「オーストラリアのユニークな自然環境に迫る!」バックナンバー
1月15日土曜日、トンガ諸島の海底火山が噴火しました。約30キロメートルにも及ぶ巨大な噴煙を吹き上げ、近隣国であるオーストラリアやニュージーランドだけでなく、太平洋沿岸の広範囲の国々で、津波や潮位上昇が確認されました。
トンガ諸島は、日本も含まれている「リング・オブ・ファイア」と呼ばれる環太平洋火山帯上にあり、太平洋プレートとインド-オーストラリア・プレートの境界に位置しています。また、オーストラリアにとってトンガという国は、同じ南太平洋にある近隣国であり、豪国内ラグビーチームにもたくさんのトンガ人選手が活躍していますし、一般市民にとっても、パンデミック前は、ポピュラーなホリデー旅行先として、身近な国のひとつです。
シドニーからは、約3,500キロメートル北東方向に位置していますが、トンガとの間には、南太平洋の大海原が広がり、途中に陸地や島は一切ありません。噴火した当日はシドニー北部海沿い地区の自宅にいたのですが、噴火があったとされる時間とかなり近い時間に、爆発音らしきものが聞こえました。まさか、ここまで音が届くとは思いもよらなかったのですが、翌日、9,400キロメートルも離れたアラスカでも聞こえたと知り、あの音がトンガの噴火であったとほぼ確信しました。それにしても、地球は意外と狭いのだなぁと、驚いてしまう出来事でした。
(この体験については、「トンガ海底火山噴火の爆発音がシドニーで聞こえた !?」に書いていますので、よかったらご一読ください。)

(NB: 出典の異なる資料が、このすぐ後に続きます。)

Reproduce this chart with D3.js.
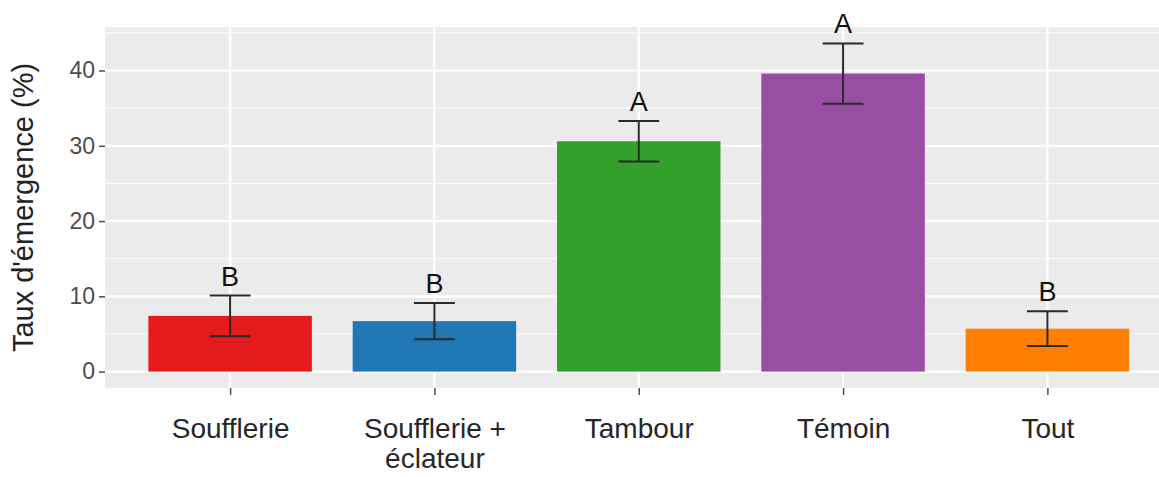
<!DOCTYPE html>
<html>
<head>
<meta charset="utf-8">
<script src="https://cdn.jsdelivr.net/npm/d3@7/dist/d3.min.js"></script>
<style>
  html, body { margin: 0; padding: 0; background: #ffffff; }
  svg { display: block; }
  text { font-family: "Liberation Sans", Arial, sans-serif; }
</style>
</head>
<body>
<script>
// Emergence rate by treatment (mean ± error), with letter groups
const categories = ["Soufflerie", "Soufflerie +\néclateur", "Tambour", "Témoin", "Tout"];
const means      = [7.4, 6.7, 30.6, 39.6, 5.7];
const errors     = [2.7, 2.4, 2.7, 4.0, 2.3];
const groups     = ["B", "B", "A", "A", "B"];
const colors     = ["#E41A1C", "#1F78B4", "#33A02C", "#984EA3", "#FF7F00"];
const yTicks     = [0, 10, 20, 30, 40];
const yMinor     = [5, 15, 25, 35, 45];
const yTitle     = "Taux d'émergence (%)";

const W = 1159, H = 477;
const panel = { left: 105, right: 1170, top: 27, bottom: 388 };

const svg = d3.select("body").append("svg")
  .attr("width", W).attr("height", H);

// y: data range padded by 5% on both sides
const yMax = d3.max(means.map((m, i) => m + errors[i]));
const pad = yMax * 0.05;
const y = d3.scaleLinear()
  .domain([-pad, yMax + pad])
  .range([panel.bottom, panel.top]);

// x: discrete positions with 0.6 step of expansion on each side
const x = d3.scalePoint()
  .domain(categories)
  .range([panel.left + 2.5, panel.right])
  .padding(0.6);
const step = x.step();
const barW = step * 0.8;
const capW = step * 0.2;

// panel background
svg.append("rect")
  .attr("x", panel.left).attr("y", panel.top)
  .attr("width", panel.right - panel.left)
  .attr("height", panel.bottom - panel.top)
  .attr("fill", "#EBEBEB");

const grid = svg.append("g");
grid.selectAll("line.minor").data(yMinor).join("line")
  .attr("x1", panel.left).attr("x2", panel.right)
  .attr("y1", d => y(d)).attr("y2", d => y(d))
  .attr("stroke", "#ffffff").attr("stroke-width", 1);
grid.selectAll("line.major").data(yTicks).join("line")
  .attr("x1", panel.left).attr("x2", panel.right)
  .attr("y1", d => y(d)).attr("y2", d => y(d))
  .attr("stroke", "#ffffff").attr("stroke-width", 2.2);
grid.selectAll("line.vmajor").data(categories).join("line")
  .attr("x1", d => x(d)).attr("x2", d => x(d))
  .attr("y1", panel.top).attr("y2", panel.bottom)
  .attr("stroke", "#ffffff").attr("stroke-width", 2.2);

// bars
svg.append("g").selectAll("rect").data(categories).join("rect")
  .attr("x", d => x(d) - barW / 2)
  .attr("width", barW)
  .attr("y", (d, i) => y(means[i]))
  .attr("height", (d, i) => y(0) - y(means[i]))
  .attr("fill", (d, i) => colors[i]);

// error bars
const eb = svg.append("g")
  .attr("stroke", "#2a2a2a").attr("stroke-width", 2).attr("fill", "none");
categories.forEach((c, i) => {
  const cx = x(c), lo = y(means[i] - errors[i]), hi = y(means[i] + errors[i]);
  eb.append("line").attr("x1", cx).attr("x2", cx).attr("y1", lo).attr("y2", hi);
  eb.append("line").attr("x1", cx - capW / 2).attr("x2", cx + capW / 2).attr("y1", hi).attr("y2", hi);
  eb.append("line").attr("x1", cx - capW / 2).attr("x2", cx + capW / 2).attr("y1", lo).attr("y2", lo);
});

// group letters above the error bars
svg.append("g").selectAll("text").data(categories).join("text")
  .attr("x", d => x(d))
  .attr("y", (d, i) => y(means[i] + errors[i]) - 10)
  .attr("text-anchor", "middle")
  .attr("font-size", 27)
  .attr("fill", "#111111")
  .text((d, i) => groups[i]);

// y axis
const yAxis = svg.append("g")
  .attr("transform", `translate(${panel.left},0)`)
  .call(d3.axisLeft(y).tickValues(yTicks).tickSize(6).tickPadding(4).tickFormat(d3.format("d")));
yAxis.select(".domain").remove();
yAxis.selectAll(".tick line").attr("stroke", "#4d4d4d").attr("stroke-width", 1.5);
yAxis.selectAll(".tick text")
  .attr("font-size", 23).attr("fill", "#4d4d4d")
  .attr("font-family", "\"Liberation Sans\", Arial, sans-serif");

// x axis
const xAxis = svg.append("g")
  .attr("transform", `translate(0,${panel.bottom})`)
  .call(d3.axisBottom(x).tickSize(7).tickFormat(""));
xAxis.select(".domain").remove();
xAxis.selectAll(".tick line").attr("stroke", "#4d4d4d").attr("stroke-width", 1.5);
xAxis.selectAll(".tick").each(function (d) {
  const t = d3.select(this).append("text")
    .attr("text-anchor", "middle")
    .attr("font-size", 28)
    .attr("fill", "#262626")
    .attr("font-family", "\"Liberation Sans\", Arial, sans-serif");
  d.split("\n").forEach((line, k) => {
    t.append("tspan").attr("x", 0).attr("y", 50 + k * 30).text(line);
  });
});

// y axis title
svg.append("text")
  .attr("transform", `translate(33,${(panel.top + panel.bottom) / 2}) rotate(-90)`)
  .attr("text-anchor", "middle")
  .attr("font-size", 29)
  .attr("fill", "#222222")
  .text(yTitle);
</script>
</body>
</html>
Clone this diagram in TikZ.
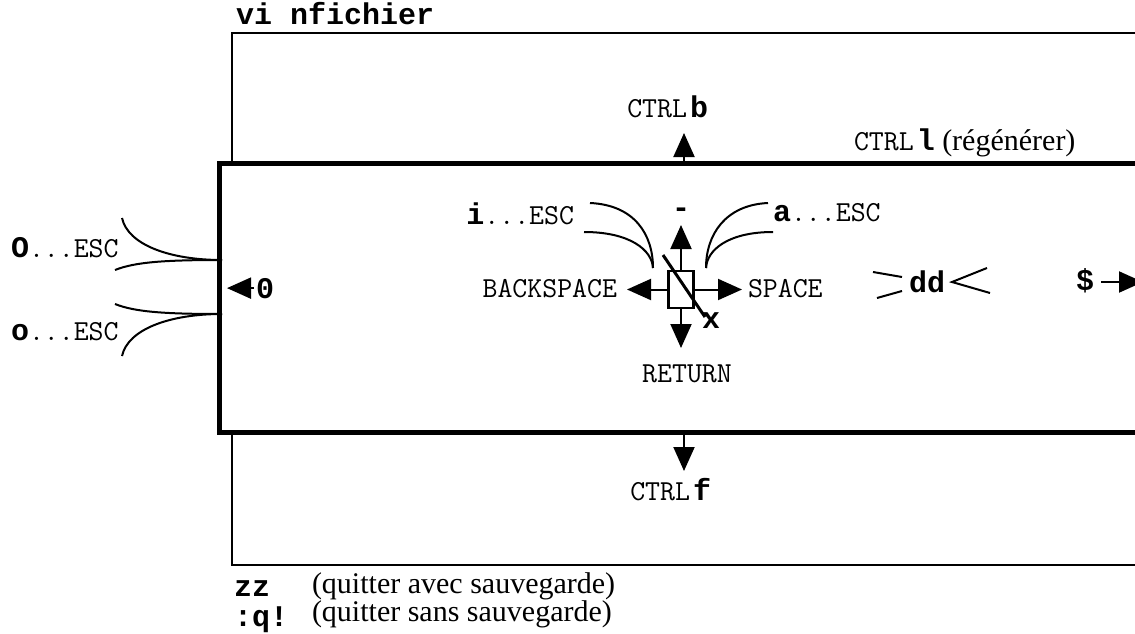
\documentclass[tikz,border=0pt]{standalone}
\usepackage{fontspec}
\setmainfont{Liberation Serif}
\newfontfamily\courb{Liberation Mono}
\usetikzlibrary{arrows.meta}
\newcommand\cmdb[1]{{\fontsize{30}{32}\selectfont\courb\bfseries #1}}
\newcommand\cmdr[1]{{\fontsize{29}{31}\selectfont\ttfamily #1}}
\tikzset{
  lbl/.style={inner sep=0pt, font=\fontsize{30}{32}\selectfont},
  fleche/.style={-{Triangle[length=24pt,width=21pt]}, line width=2pt},
  cadre/.style={line width=5pt, fill=white},
}
\begin{document}
\begin{tikzpicture}[x=1pt,y=-1pt,line width=2pt]
    \useasboundingbox (0,0) rectangle (1135,634);
    \clip (0,0) rectangle (1135,634);
    % --- le fichier entier ---
    \draw (1150,33) -- (232,33) -- (232,565) -- (1150,565);
    \node[lbl,anchor=base west] (titre) at (235,25) {\cmdb{vi nfichier}};
    % --- la fenetre (ecran) ---
    \draw[cadre] (1150,163) -- (219,163) -- (219,432) -- (1150,432);
    \coordinate (hb) at (684,163);
    \coordinate (bb) at (684,432);
    \coordinate (tb) at (684,133);
    \coordinate (tf) at (684,471);
    \node[lbl,anchor=base east] (ctrlb) at (709,117) {\cmdr{CTRL}\hspace{3pt}\cmdb{b}};
    \node[lbl,anchor=base west] (ctrll) at (853,150) {\cmdr{CTRL}\hspace{3pt}\cmdb{l} (régénérer)};
    \node[lbl,anchor=base east] (ctrlf) at (712,500) {\cmdr{CTRL}\hspace{3pt}\cmdb{f}};
    \draw[fleche] (hb) -- (tb);
    \draw[fleche] (bb) -- (tf);
    % --- ouvrir une ligne ---
    \node[lbl,anchor=base west] (Oesc) at (10,257) {\cmdb{O}\cmdr{...ESC}};
    \node[lbl,anchor=base west] (oesc) at (10,340) {\cmdb{o}\cmdr{...ESC}};
    \foreach \y/\s in {260/1, 314/-1}{
      \draw (122,{\y-42*\s}) .. controls (128,{\y-15*\s}) and (170,\y) .. (222,\y);
      \draw (115,{\y+10*\s}) .. controls (135,{\y+2*\s}) and (165,\y) .. (222,\y);
    }
    \node[lbl,anchor=base west] (zero) at (255,298) {\cmdb{0}};
    \draw[fleche, shorten <=1pt] (zero.west) -- (zero.west -| 227,0);
    % --- le curseur ---
    \node[draw,line width=2.5pt,minimum width=25pt,minimum height=37pt,inner sep=0pt] (cur) at (681,289.5) {};
    \coordinate (tn) at (681,225);
    \coordinate (ts) at (681,348);
    \coordinate (tw) at (627,289.5);
    \coordinate (te) at (742,289.5);
    \foreach \a/\t in {north/tn, south/ts, west/tw, east/te}
      {\draw[fleche] (cur.\a) -- (\t);}
    \draw[line width=3pt] (663,255) -- (705,317);
    \node[lbl,anchor=base] (moins) at (681,217) {\cmdb{-}};
    \node[lbl,anchor=base east] (bs) at (618,297) {\cmdr{BACKSPACE}};
    \node[lbl,anchor=base west] (sp) at (747,297) {\cmdr{SPACE}};
    \node[lbl,anchor=base] (ret) at (687,382) {\cmdr{RETURN}};
    \node[lbl,anchor=base] (x) at (711,328) {\cmdb{x}};
    % --- inserer / ajouter ---
    \node[lbl,anchor=base east] (iesc) at (575,224) {\cmdb{i}\cmdr{...ESC}};
    \node[lbl,anchor=base west] (aesc) at (772,221) {\cmdb{a}\cmdr{...ESC}};
    \draw (590,203) .. controls (635,205) and (653,235) .. (653,268);
    \draw (584,232) .. controls (630,232) and (652,250) .. (653,268);
    \draw (768,203) .. controls (725,205) and (706,235) .. (706,268);
    \draw (773,232) .. controls (728,232) and (707,250) .. (706,268);
    % --- supprimer la ligne, fin de ligne ---
    \node[lbl,anchor=base] (dd) at (927,292) {\cmdb{dd}};
    \draw (873,272) -- (902,277) (877,298) -- (902,291);
    \draw (987,268) -- (952,282) -- (990,293);
    \node[lbl,anchor=base] (dollar) at (1085,290) {\cmdb{\$}};
    \coordinate (td) at (1143,282);
    \draw[fleche, shorten <=6pt] (dollar.east |- td) -- (td);
    % --- quitter ---
    \node[lbl,anchor=base west] (zz) at (233,596) {\cmdb{zz}};
    \node[lbl,anchor=base west] (zzt) at (311,593) {(quitter avec sauvegarde)};
    \node[lbl,anchor=base west] (q) at (233,626) {\cmdb{:q!}};
    \node[lbl,anchor=base west] (qt) at (311,621) {(quitter sans sauvegarde)};
\end{tikzpicture}
\end{document}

トンガの海底火山噴火による被害状況については、まだ明らかになっていませんが、広範囲への降灰と津波による被害が甚大であったことが、衛星画像からわかってきました。この地区では、これまでも頻繁に噴火を繰り返していますが、今回の噴火は、1,000年に一度の大規模なものであったと言われています。
なぜ、このような大規模な噴火に繋がったのでしょうか?
詳細については、今後の調査が待たれますが、オーストラリアの火山学者たちが、現状から考えられる要因を解説していたので、ご紹介します。
今回、噴火したのは「フンガトンガ-フンガハアパイ火山」といい、プレート境界の沈み込み火山として知られています。
メルボルンにあるモナシュ大学が、トンガで2009年に起こった火山噴火を調べたところ、溶岩堆積物の中に強力な爆発成分となる化学物質が含まれていたことがわかったそうです。噴火時に、シャンパンを開ける時に栓がポンと勢いよく飛ぶように、マグマ中の高濃度の加圧水蒸気とガスの圧力が突然解放され、ガスが爆発的に膨張します。これによってマグマや溶岩が吹き飛ばされる際、この化学物質のせいで、より強力な爆発になった可能性が高いといいます。
また、もうひとつの要因として考えられるのが、噴火口が海底にあったことです。クイーンズランド工科大学のチームが、1月6日から今回の大規模噴火の2時間前までの映像を分析したところ、最近、度々小規模噴火を繰り返していた時には、水面上に見えていた噴火口の円錐状の部分がなくなっていたことが確認されました。このことから推測されるのは、大規模噴火の前に起こった小さな噴火が、円錐を吹き飛ばしたのではないかということ。そして、蓋が外れたような状態となった噴火口に、海水が一気に流れ込んだことが、大規模噴火の触媒となったのではないかというのです。これは、マグマの熱に水が接触すると、水が急速に弾けて蒸気化し、爆発的な相互作用が発生するためです。
ただし、調査に入れない段階では、不透明な部分が多く、まだ結論づけることはできません。今後の調査で、徐々に被害の全容や環境への影響など、いろいろなことがわかってくると思いますが、少なくともこれから数年に渡って、地球の天候や気候に影響を与えるのではないかと懸念されるほど、インパクトの大きい火山噴火であったことは間違いありません。
また、リング・オブ・ファイア上には、他にもたくさんの火山がありますが、専門家によると、1つの噴火が他の火山の噴火を促進することはないそうです。とはいえ、現在も活発な火山活動が続いており、過去には、1年強に渡って噴火が続いたこともあるとのことです。近隣国であるオーストラリアも、津波や灰などの影響が心配されるため、しばらくは、注意深く見守っていくことになりそうです。そして、なによりも、トンガの一日も早い復興を願ってやみません。